1850'li yıllarda, bölgenin hiç dinmeyen rüzgarını kullanarak buğday öğütmek amacıyla inşa edilen bu taş yapılar, bir zamanlar yöre ekonomisinin kalbiydi. Silindirik taş gövdeleri ve konik çatılarıyla hem sağlam hem de işlevsel bir mimariye sahip olan bu değirmenler, bugün artık un üretmiyor. Ancak Alaçatı Belediyesi tarafından özenle restore edilerek kasabanın en ikonik turistik noktası haline getirilmişler.
Bu değirmenler sadece birer fotoğraf fonu değil, aynı zamanda Alaçatı'nın ruhunu özetleyen birer anıttır. Kasabanın kimliğini şekillendiren rüzgar faktörü, geçmişte bu değirmenleri döndürerek tarıma hayat verirken, bugün yelkenleri şişirerek Alaçatı'yı dünyanın en önemli rüzgar sörfü merkezlerinden biri yapmıştır. Yani tepedeki tarihi değirmenler ile denizdeki modern sörfçüler, aynı gücün, aynı ruhun farklı zamanlardaki yansımalarıdır. Bu yüzden değirmenlerin önünde durup manzarayı izlerken, sadece bir kasabayı değil, onun hiç durmayan enerjisini de hissedeceksiniz.
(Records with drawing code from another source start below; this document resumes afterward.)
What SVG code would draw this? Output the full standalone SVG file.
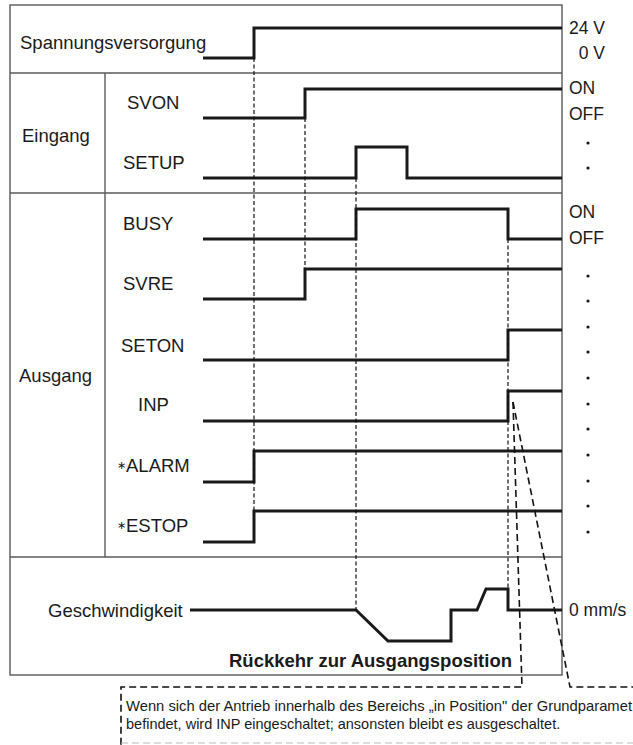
<svg xmlns="http://www.w3.org/2000/svg" width="633" height="745" viewBox="0 0 633 745">
<style>
.frame{fill:none;stroke:#5a5a5a;stroke-width:1.4}
.sig{fill:none;stroke:#1a1a1a;stroke-width:3;stroke-linejoin:miter}
.guide{fill:none;stroke:#111;stroke-width:1.2;stroke-dasharray:4 2.5}
.call{fill:none;stroke:#111;stroke-width:1.6;stroke-dasharray:7 4}
.lbl{font-family:"Liberation Sans",Arial,Helvetica,sans-serif;font-size:18.5px;fill:#1a1a1a}
.rl{font-family:"Liberation Sans",Arial,Helvetica,sans-serif;font-size:17.5px;fill:#1a1a1a}
.bold{font-weight:bold}
.note{font-family:"Liberation Sans",Arial,Helvetica,sans-serif;font-size:14.5px;fill:#1a1a1a}
.dot{fill:#1a1a1a}
</style>
<rect width="633" height="745" fill="#fff"/>
<g id="frame">
<rect class="frame" x="10" y="5" width="552" height="670"/>
<line class="frame" x1="10" y1="73" x2="562" y2="73"/>
<line class="frame" x1="10" y1="193" x2="562" y2="193"/>
<line class="frame" x1="10" y1="557" x2="562" y2="557"/>
<line class="frame" x1="105" y1="73" x2="105" y2="557"/>
<text class="lbl" x="20" y="48.5">Spannungsversorgung</text>
<text class="lbl" x="22" y="142">Eingang</text>
<text class="lbl" x="19" y="382">Ausgang</text>
</g>
<g id="power">
<path class="sig" d="M203,58 H254 V28 H562"/>
<text class="rl" x="605" y="34" text-anchor="end">24 V</text>
<text class="rl" x="605" y="59" text-anchor="end">0 V</text>
</g>
<g id="svon">
<text class="lbl" x="127" y="109">SVON</text>
<path class="sig" d="M203,118 H305 V89 H562"/>
<text class="rl" x="569" y="94">ON</text>
<text class="rl" x="569" y="120">OFF</text>
</g>
<g id="setup">
<text class="lbl" x="123" y="169">SETUP</text>
<path class="sig" d="M203,178 H356 V147 H407 V178 H562"/>
<circle class="dot" cx="588" cy="143" r="1.6"/>
<circle class="dot" cx="588" cy="168" r="1.6"/>
</g>
<g id="busy">
<text class="lbl" x="123" y="230">BUSY</text>
<path class="sig" d="M203,239 H356 V209 H508 V239 H562"/>
<text class="rl" x="569" y="218">ON</text>
<text class="rl" x="569" y="244">OFF</text>
</g>
<g id="svre">
<text class="lbl" x="123" y="290">SVRE</text>
<path class="sig" d="M203,299 H305 V269 H562"/>
</g>
<g id="seton">
<text class="lbl" x="121" y="352">SETON</text>
<path class="sig" d="M203,360 H508 V330 H562"/>
</g>
<g id="inp">
<text class="lbl" x="138" y="411">INP</text>
<path class="sig" d="M203,421 H508 V391 H562"/>
</g>
<g id="alarm">
<text class="lbl" x="117" y="472"><tspan font-size="11" dy="-3">∗</tspan><tspan dy="3">ALARM</tspan></text>
<path class="sig" d="M203,482 H254 V451 H562"/>
</g>
<g id="estop">
<text class="lbl" x="117" y="532"><tspan font-size="11" dy="-3">∗</tspan><tspan dy="3">ESTOP</tspan></text>
<path class="sig" d="M203,542 H254 V511 H562"/>
</g>
<g id="dots">
<circle class="dot" cx="588" cy="276" r="1.6"/>
<circle class="dot" cx="588" cy="301" r="1.6"/>
<circle class="dot" cx="588" cy="327" r="1.6"/>
<circle class="dot" cx="588" cy="352" r="1.6"/>
<circle class="dot" cx="588" cy="378" r="1.6"/>
<circle class="dot" cx="588" cy="404" r="1.6"/>
<circle class="dot" cx="588" cy="429" r="1.6"/>
<circle class="dot" cx="588" cy="455" r="1.6"/>
<circle class="dot" cx="588" cy="481" r="1.6"/>
<circle class="dot" cx="588" cy="506" r="1.6"/>
<circle class="dot" cx="588" cy="532" r="1.6"/>
</g>
<g id="speed">
<text class="lbl" x="48" y="617">Geschwindigkeit</text>
<path class="sig" d="M190,610 H356 L388,641 H451 V610 H477 L486,589 H508 V610 H562"/>
<text class="rl" x="569" y="616">0 mm/s</text>
<text class="lbl bold" x="229" y="667">Rückkehr zur Ausgangsposition</text>
</g>
<g id="connectors">
<line class="guide" x1="254" y1="58" x2="254" y2="511"/>
<line class="guide" x1="305" y1="118" x2="305" y2="269"/>
<line class="guide" x1="356" y1="178" x2="356" y2="610"/>
<line class="guide" x1="508" y1="239" x2="508" y2="589"/>
<path class="call" d="M513,402 L522,687 H121 V745"/>
<path class="call" d="M513,402 L570,687 H640"/>
<line x1="121" y1="743" x2="633" y2="743" stroke="#bbb" stroke-width="1.2" stroke-dasharray="7 4"/>
</g>
<g id="note">
<text class="note" x="126" y="711" textLength="506" lengthAdjust="spacingAndGlyphs">Wenn sich der Antrieb innerhalb des Bereichs „in Position" der Grundparamet</text>
<text class="note" x="126" y="729">befindet, wird INP eingeschaltet; ansonsten bleibt es ausgeschaltet.</text>
</g>
</svg>
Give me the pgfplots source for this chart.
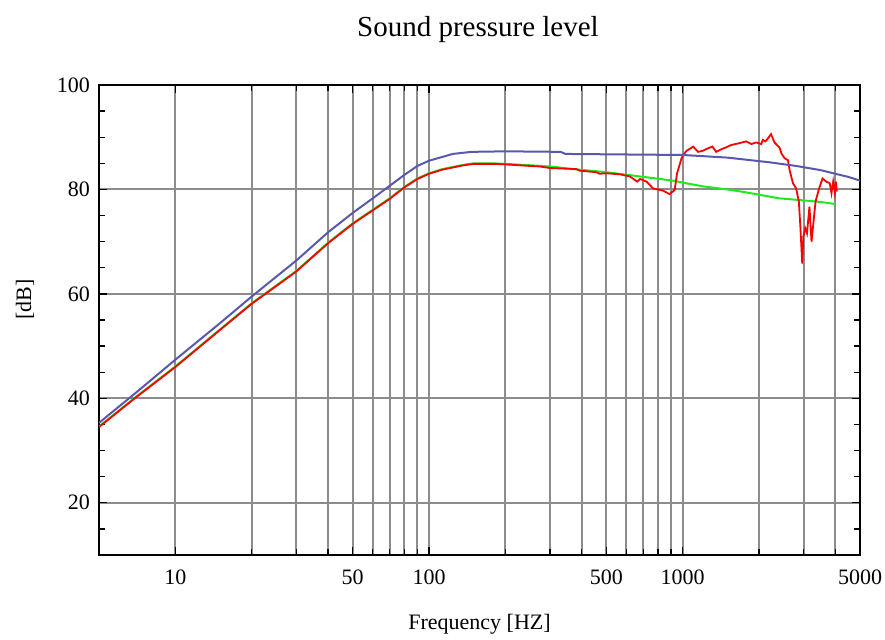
\documentclass[border=0pt]{standalone}
\usepackage{fontspec}
\setmainfont{Liberation Serif}
\usepackage{pgfplots}
\pgfplotsset{compat=1.18}

\definecolor{splblue}{RGB}{88,88,172}
\definecolor{splgreen}{RGB}{30,235,30}
\definecolor{splred}{RGB}{250,0,0}
\definecolor{gridgray}{RGB}{140,140,140}

\begin{document}
\begin{tikzpicture}
\begin{axis}[
  name=ax,
  scale only axis,
  width=380.5pt, height=235pt,
  xmode=log, log basis x=10,
  xmin=5, xmax=5000, ymin=10, ymax=100,
  xtick={10,50,100,500,1000,5000},
  xticklabels={10,50,100,500,1000,5000},
  minor xtick={20,30,40,60,70,80,90,200,300,400,600,700,800,900,2000,3000,4000},
  ytick={20,40,60,80,100},
  minor ytick={15,25,30,35,45,50,55,65,70,75,85,90,95},
  xmajorgrids=true, xminorgrids=true, ymajorgrids=true,
  grid style={gridgray, line width=1pt},
  minor grid style={gridgray, line width=1pt},
  axis line style={black, line width=0.8pt},
  major tick style={black, line width=0.7pt},
  minor tick style={black, line width=0.7pt},
  major tick length=4pt, minor tick length=3pt,
  tick label style={font=\fontsize{11}{13}\selectfont},
  /pgf/number format/assume math mode=true,
  xticklabel style={yshift=-4pt},
  yticklabel style={xshift=-1pt},
  xlabel={Frequency [HZ]},
  ylabel={[dB]},
  label style={font=\fontsize{11}{13}\selectfont},
  xlabel style={at={(axis description cs:0.5,0)}, anchor=center, yshift=-34.5pt},
  ylabel style={at={(axis description cs:0,0.543)}, anchor=center, yshift=37pt},
  title={Sound pressure level},
  title style={at={(axis description cs:0.498,1)}, anchor=center, yshift=21.5pt,
    font=\fontsize{14.5}{16}\selectfont},
]
% green
\addplot[splgreen, line width=1pt] coordinates {
(5,34.6) (7,40.3) (10,46.1) (15,53.2) (20,58.2) (30,64.4) (40,69.8) (50,73.5)
(60,76.1) (70,78.3) (80,80.5) (90,82.1) (100,83.1) (113,83.9) (136,84.7)
(150,85.0) (180,85.0) (200,84.9) (257,84.6) (300,84.4) (369,83.9) (500,83.3)
(676,82.5) (912,81.7) (1000,81.3) (1200,80.6) (1500,80.0) (1700,79.6)
(2000,79.0) (2400,78.3) (3000,77.9) (3500,77.6) (4000,77.2)
};
% red
\addplot[splred, line width=0.9pt] coordinates {
(5,34.5) (7,40.2) (10,46.0) (15,53.1) (20,58.1) (30,64.3) (40,69.7) (50,73.4)
(60,76.0) (70,78.2) (80,80.4) (90,82.0) (100,83.0) (113,83.8) (136,84.6)
(150,84.9) (180,84.9) (200,84.8) (250,84.5) (273,84.4) (300,84.1) (381,83.9)
(393,83.6) (458,83.3) (470,83.0) (501,83.1) (565,82.9) (619,82.5) (662,81.5)
(680,82.0) (721,81.5) (764,80.2) (835,79.8) (888,79.1) (930,79.9) (950,83.1)
(990,86.0) (1006,86.6) (1035,87.4) (1060,87.7) (1100,88.2) (1150,87.2)
(1200,87.4) (1260,87.9) (1310,88.2) (1355,87.2) (1420,87.7) (1490,88.1)
(1550,88.5) (1650,88.8) (1780,89.2) (1865,88.7) (1950,89.0) (2040,88.7)
(2070,89.5) (2120,89.2) (2170,89.8) (2230,90.6) (2300,89.0) (2410,88.0)
(2450,86.9) (2520,86.0) (2600,85.6) (2640,83.7) (2720,81.2) (2800,80.2)
(2870,77.7) (2910,72.9) (2960,65.8) (2990,71.0) (3040,72.6) (3090,71.6)
(3160,76.7) (3220,70.0) (3290,74.5) (3340,77.7) (3450,80.2) (3560,82.1)
(3680,81.5) (3800,81.2) (3860,79.3) (3920,81.5) (3980,79.3) (4020,81.5)
(4050,79.6)
};
% blue
\addplot[splblue, line width=1pt] coordinates {
(5,35.3) (7,41.1) (10,47.4) (15,54.4) (20,59.5) (30,66.4) (40,71.8) (50,75.5)
(60,78.3) (70,80.7) (80,82.8) (90,84.5) (100,85.5) (124,86.8) (147,87.2)
(200,87.3) (330,87.2) (345,86.8) (1000,86.6) (1500,86.1) (2200,85.2)
(2800,84.5) (3500,83.7) (4000,83.0) (4500,82.4) (5000,81.7)
};
\end{axis}
\pgfresetboundingbox
\useasboundingbox ([xshift=-49.5pt,yshift=-42pt]ax.south west)
  rectangle ([xshift=393pt,yshift=277.5pt]ax.south west);
\end{tikzpicture}
\end{document}
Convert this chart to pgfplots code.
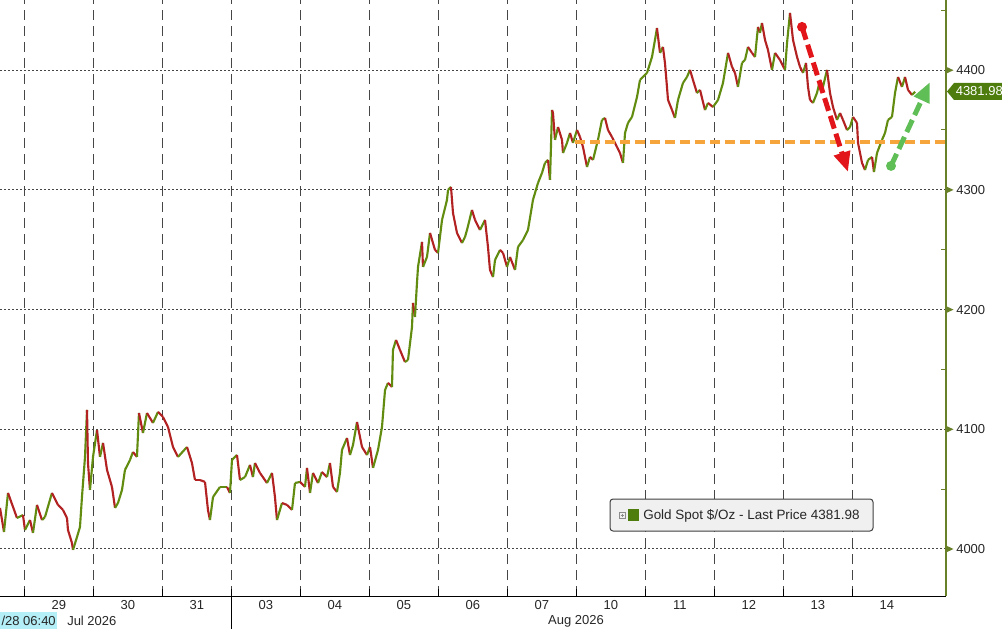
\documentclass[border=0pt]{standalone}
\usepackage{fontspec}
\setmainfont{Liberation Sans}
\usepackage{pgfplots}
\usepackage{pgfplotstable}
\pgfplotsset{compat=1.18}
\usetikzlibrary{arrows.meta}

\definecolor{upgreen}{RGB}{98,140,16}
\definecolor{downred}{RGB}{178,34,34}
\definecolor{axisolive}{RGB}{104,128,40}
\definecolor{taggreen}{RGB}{78,125,14}
\definecolor{levelorange}{RGB}{245,165,60}
\definecolor{arrowred}{RGB}{226,22,26}
\definecolor{arrowgreen}{RGB}{95,190,85}
\definecolor{gridgray}{RGB}{70,70,70}
\definecolor{stampcyan}{RGB}{180,238,246}

\newcommand\lbl{\fontsize{9.75pt}{11pt}\selectfont}

% gold spot, x = trading day (0 = start of Jul 29), c = 1 if next move is up
\pgfplotstableread{
x y c
-0.352 4034.3 0
-0.294 4014.2 1
-0.236 4046.8 0
-0.106 4025.9 1
-0.019 4028.4 0
0.010 4015.9 1
0.083 4024.2 0
0.126 4013.4 1
0.184 4036.8 0
0.257 4024.2 1
0.300 4026.7 1
0.401 4046.8 0
0.488 4036.8 0
0.561 4032.6 0
0.619 4025.9 0
0.633 4015.9 0
0.691 4005.0 0
0.706 3999.2 1
0.764 4010.0 1
0.807 4018.4 1
0.836 4043.4 1
0.880 4076.9 1
0.909 4116.1 0
0.923 4071.8 0
0.952 4049.3 1
0.996 4076.9 1
1.054 4099.4 0
1.097 4076.9 1
1.141 4088.6 0
1.199 4066.0 0
1.271 4051.8 0
1.315 4034.3 1
1.358 4038.4 1
1.416 4049.3 1
1.459 4066.0 1
1.532 4074.4 1
1.575 4081.0 0
1.633 4076.9 1
1.662 4113.6 0
1.720 4096.9 1
1.778 4113.6 0
1.865 4105.3 1
1.938 4114.5 0
2.010 4110.3 0
2.083 4101.9 0
2.155 4085.2 0
2.228 4076.9 1
2.358 4085.2 0
2.430 4071.8 0
2.474 4057.6 0
2.546 4057.6 0
2.619 4056.0 0
2.662 4032.6 0
2.691 4024.2 1
2.735 4043.4 1
2.836 4051.8 1
2.938 4051.8 0
2.981 4046.8 1
3.010 4074.4 1
3.083 4078.5 0
3.126 4057.6 1
3.199 4060.1 1
3.271 4070.2 0
3.314 4060.1 1
3.343 4071.8 0
3.416 4063.5 0
3.517 4055.1 1
3.590 4063.5 0
3.633 4043.4 0
3.662 4024.2 1
3.735 4038.4 0
3.807 4036.8 0
3.880 4032.6 1
3.923 4055.1 1
3.996 4056.0 0
4.068 4051.8 1
4.097 4067.7 0
4.141 4046.8 1
4.184 4063.5 0
4.257 4055.1 1
4.314 4064.3 0
4.387 4060.1 1
4.430 4071.8 0
4.474 4051.8 0
4.532 4047.6 1
4.575 4063.5 1
4.604 4082.7 1
4.677 4092.7 0
4.720 4078.5 1
4.764 4086.9 1
4.822 4106.1 0
4.894 4085.2 0
4.967 4078.5 1
5.010 4085.2 0
5.054 4067.7 1
5.126 4082.7 1
5.184 4101.9 1
5.228 4132.8 1
5.271 4138.7 0
5.329 4135.3 1
5.343 4166.2 1
5.387 4174.6 0
5.445 4166.2 0
5.517 4156.2 1
5.561 4157.9 1
5.619 4185.5 1
5.633 4205.5 0
5.662 4193.8 1
5.691 4222.2 1
5.706 4235.6 1
5.764 4256.5 0
5.778 4235.6 1
5.836 4243.9 1
5.880 4264.0 0
5.952 4249.8 0
5.996 4247.3 1
6.054 4274.9 1
6.126 4291.6 1
6.141 4299.9 1
6.184 4302.4 0
6.213 4280.7 0
6.271 4264.0 0
6.343 4255.6 1
6.387 4260.6 1
6.416 4266.5 1
6.488 4283.2 0
6.532 4274.9 0
6.604 4266.5 1
6.677 4274.9 0
6.720 4252.3 0
6.749 4233.1 0
6.793 4227.2 1
6.822 4241.4 1
6.894 4249.8 0
6.938 4247.3 0
6.996 4235.6 1
7.039 4243.9 0
7.112 4233.1 1
7.155 4252.3 1
7.228 4258.1 1
7.300 4266.5 1
7.372 4291.6 1
7.445 4305.8 1
7.503 4314.1 1
7.546 4322.5 1
7.590 4325.0 0
7.619 4308.3 1
7.648 4366.7 0
7.662 4364.2 0
7.691 4341.7 1
7.735 4352.5 0
7.793 4341.7 0
7.807 4330.8 1
7.865 4339.2 1
7.909 4347.5 0
7.952 4339.2 1
8.010 4350.0 0
8.054 4344.2 0
8.097 4335.8 0
8.155 4319.1 1
8.199 4327.5 0
8.242 4325.0 1
8.314 4341.7 1
8.372 4358.4 1
8.416 4360.1 0
8.459 4350.0 0
8.517 4344.2 0
8.590 4335.8 0
8.633 4330.8 0
8.677 4322.5 1
8.706 4347.5 1
8.749 4355.9 1
8.807 4360.9 1
8.880 4377.6 1
8.923 4391.8 1
9.025 4397.7 1
9.097 4411.0 1
9.140 4425.2 1
9.169 4435.2 0
9.213 4414.4 1
9.256 4419.4 0
9.285 4406.0 0
9.314 4386.0 0
9.329 4375.1 0
9.387 4366.7 0
9.430 4360.1 1
9.474 4375.1 1
9.546 4389.3 1
9.604 4394.3 1
9.648 4400.2 0
9.691 4391.8 0
9.749 4380.9 1
9.793 4383.5 0
9.865 4366.7 1
9.909 4372.6 0
9.981 4369.2 1
10.054 4375.1 1
10.126 4389.3 1
10.199 4414.4 0
10.257 4402.7 0
10.300 4397.7 0
10.343 4386.0 1
10.401 4406.0 1
10.445 4408.5 1
10.488 4419.4 0
10.546 4414.4 0
10.590 4411.0 1
10.633 4436.1 0
10.662 4431.1 1
10.691 4439.4 0
10.735 4425.2 0
10.778 4416.9 0
10.836 4400.2 1
10.880 4414.4 0
10.952 4408.5 0
11.025 4400.2 1
11.054 4422.7 1
11.097 4447.8 0
11.141 4425.2 0
11.199 4411.0 0
11.242 4402.7 0
11.286 4397.7 1
11.329 4406.0 0
11.358 4386.0 0
11.387 4375.1 0
11.430 4372.6 1
11.488 4380.9 1
11.533 4391.8 0
11.575 4386.0 1
11.633 4400.2 0
11.677 4380.9 0
11.720 4369.2 0
11.778 4358.4 1
11.822 4364.2 0
11.865 4358.4 0
11.923 4350.0 1
11.967 4352.5 1
12.010 4360.9 0
12.068 4355.9 0
12.083 4339.2 0
12.141 4322.5 0
12.184 4316.6 1
12.228 4325.0 1
12.286 4327.5 0
12.314 4314.9 1
12.358 4330.8 1
12.430 4341.7 1
12.474 4347.5 1
12.517 4358.4 1
12.575 4360.9 1
12.619 4380.9 1
12.662 4394.3 0
12.720 4386.0 1
12.764 4394.3 0
12.807 4383.5 0
12.865 4379.3 1
12.909 4381.98 0
}\gold

\begin{document}
\begin{tikzpicture}
\path[use as bounding box] (0pt,-24.75pt) rectangle (751.5pt,447pt);
\begin{axis}[
  at={(0pt,0pt)}, anchor=south west,
  width=709.5pt, height=447pt, scale only axis,
  xmin=-0.352, xmax=13.358, ymin=3960.7, ymax=4458.6,
  axis line style={draw=none},
  xtick={0,1,...,12}, xticklabels={},
  extra x ticks={0.5,1.5,...,12.5},
  extra x tick labels={29,30,31,03,04,05,06,07,10,11,12,13,14},
  extra x tick style={grid=none, major tick length=0pt},
  xtick pos=left, ytick pos=right, yticklabel pos=right,
  tick align=inside,
  major tick length=5.25pt,
  major x tick style={black, line width=0.75pt},
  ytick={4000,4100,...,4400},
  minor ytick={3950,4050,...,4450},
  major y tick style={draw=none},
  minor y tick style={axisolive, line width=0.75pt},
  minor tick length=3.75pt,
  xmajorgrids, ymajorgrids,
  major x grid style={gridgray, line width=0.75pt, dash pattern=on 7.5pt off 4.5pt},
  major y grid style={gridgray, line width=0.75pt, dash pattern=on 1.5pt off 1.5pt},
  ticklabel style={font=\lbl, text=black!85},
  yticklabel style={anchor=west, inner sep=0pt, xshift=7.5pt},
  xticklabel style={anchor=north, inner sep=0pt, yshift=-3pt},
  /pgf/number format/assume math mode=true,
  /pgf/number format/1000 sep={},
  colormap={updown}{rgb255=(178,34,34) rgb255=(98,140,16)},
  point meta min=0, point meta max=1,
]
\addplot[mesh, shader=flat corner, point meta=explicit, line width=1.6pt, line join=round]
  table[x=x, y=y, meta=c]{\gold};
\addplot[levelorange, line width=3pt, dash pattern=on 7.5pt off 3.75pt]
  coordinates {(7.98,4340) (13.358,4340)};
% trend arrows
\fill[arrowred] (axis cs:11.271,4436.1) circle[radius=3.75pt];
\draw[arrowred, line width=3.75pt, dash pattern=on 10pt off 4pt,
  -{Triangle[length=15pt,width=12pt]}]
  (axis cs:11.271,4436.1) -- (axis cs:11.938,4314.9);
\fill[arrowgreen] (axis cs:12.561,4320.0) circle[radius=3.75pt];
\draw[arrowgreen, line width=3.75pt, dash pattern=on 10pt off 4pt,
  -{Triangle[length=15pt,width=12pt]}]
  (axis cs:12.561,4320.0) -- (axis cs:13.126,4390.1);
\end{axis}

% frame bits, in pixels of the 1002x629 picture
\begin{scope}[x=0.75pt, y=-0.75pt, shift={(0pt,447pt)}]
  \draw[axisolive, line width=0.9pt] (946,0) -- (946,596);
  \draw[black, line width=0.75pt] (0,596) -- (946,596);
  \draw[black, line width=0.75pt] (231.3,596) -- (231.3,629);
  \foreach \py in {70.2,189.9,309.6,429.3,549} {
    \fill[axisolive] (946,\py-3.5) -- (953.5,\py) -- (946,\py+3.5) -- cycle;
  }
  % last price tag
  \fill[taggreen] (947,91.5) -- (954,83) -- (1003,83) -- (1003,100) -- (954,100) -- cycle;
  \node[anchor=west, inner sep=0pt, text=white, font=\lbl] at (955.5,91.5) {4381.98};
  % months and time stamp
  \fill[stampcyan] (0,612) rectangle (57,629);
  \node[anchor=east, inner sep=0pt, font=\lbl, text=black!85] at (56,621) {/28 06:40};
  \node[anchor=west, inner sep=0pt, font=\lbl, text=black!85] at (67,621) {Jul 2026};
  \node[inner sep=0pt, font=\lbl, text=black!85] at (576,621) {Aug 2026};
  % legend
  \draw[draw=black!75, fill=black!6, rounded corners=2.25pt, line width=0.75pt]
    (610,499) rectangle (873,531);
  \draw[black!45, line width=0.5pt] (619,512) rectangle (625,518);
  \draw[black!45, line width=0.5pt] (620.5,515) -- (623.5,515) (622,513.5) -- (622,516.5);
  \fill[taggreen] (628,509) rectangle (639,521);
  \node[anchor=west, inner sep=0pt, font=\fontsize{10.1pt}{12pt}\selectfont, text=black!85]
    at (643,515.5) {Gold Spot \$/Oz - Last Price 4381.98};
\end{scope}
\end{tikzpicture}
\end{document}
Sonuç Kısmı: Hazır Buraya Kadar Gelmişken...
Alaçatı'nın tarihi sokaklarından Ilıca'nın şifalı sularına uzanan bu bir günlük macera, Çeşme Yarımadası'nın sunduğu zenginliklerin sadece küçük bir parçası. Eğer vaktiniz varsa ve keşfetme arzunuz devam ediyorsa, işte size birkaç alternatif öneri:
Lezzet Peşindekiler İçin: Eski bir Rum balıkçı köyü olan Dalyan'a uğrayın. Marinasında sıralanmış taptaze deniz ürünleri sunan restoranlarda Ege'nin en lezzetli balıklarını tadabilirsiniz.
Kültür Meraklıları İçin: Türkiye'nin ilk Slow Food köyü olan Germiyan Köyü'nü ziyaret edin. Rengarenk duvar resimleri, otantik atmosferi ve kopanisti peyniri gibi yöresel lezzetleriyle sizi büyüleyecek.
Tarih Tutkunları İçin: Antik Erythrai kentinin kalıntılarının bulunduğu Ildır'a gidin. Athena Tapınağı'nın bulunduğu tepeden, filozof Platon'un dünyadaki en güzel gün batımı olarak tanımladığı manzarayı izleyebilirsiniz.
Çeşme Yarımadası'nın saklı kalmış diğer hazinelerini keşfetmek isterseniz, kapsamlı Çeşme gezi rehberimize adresinden ulaşabilirsiniz.
Kaynakça
Ilıca'nın termal sularının jeolojik yapısı ve deniz yaşamına etkisi hakkında daha derinlemesine bilimsel bilgi edinmek isteyen okuyucularımız için: TMMOB Jeoloji Mühendisleri Odası, Ilıca Körfezi (Çeşme-İzmir) Deniz Dibi Termal Kaynağının Güncel Foraminifer Topluluğu Üzerindeki Etkisi.
Sıkça Sorulan Sorular (SSS)
Soru: Alaçatı ve Çeşme'yi ziyaret etmek için en iyi zaman hangisidir?Cevap: Klasik bir deniz tatili için Haziran-Eylül ayları idealdir ancak bu dönem en kalabalık zamandır. Daha sakin bir deneyim, hoş bir hava ve meşhur Alaçatı Ot Festivali için Nisan-Mayıs aylarını tercih edebilirsiniz. Eylül ve Ekim ayları ise hem denizin hala sıcak olduğu hem de kalabalığın azaldığı keyifli bir dönemdir.
Soru: Ilıca Halk Plajı'na giriş ücretli mi?Cevap: Hayır, Ilıca Halk Plajı'na giriş tamamen ücretsizdir. Belediye tarafından sağlanan duş, tuvalet ve soyunma kabinlerini de ücretsiz kullanabilirsiniz. Sadece şezlong ve şemsiye kiralamak isterseniz bunun için bir ücret ödemeniz gerekir.
Soru: Alaçatı ile Çeşme merkez arasında ulaşım nasıl sağlanıyor?Cevap: Alaçatı ile Çeşme merkezi, Ilıca ve diğer beldeler arasında düzenli olarak çalışan dolmuşlar (minibüsler) bulunmaktadır. Özellikle yaz sezonunda seferler oldukça sıktır ve ulaşım hızlı ve kolaydır. Taksi de her zaman pratik bir alternatiftir.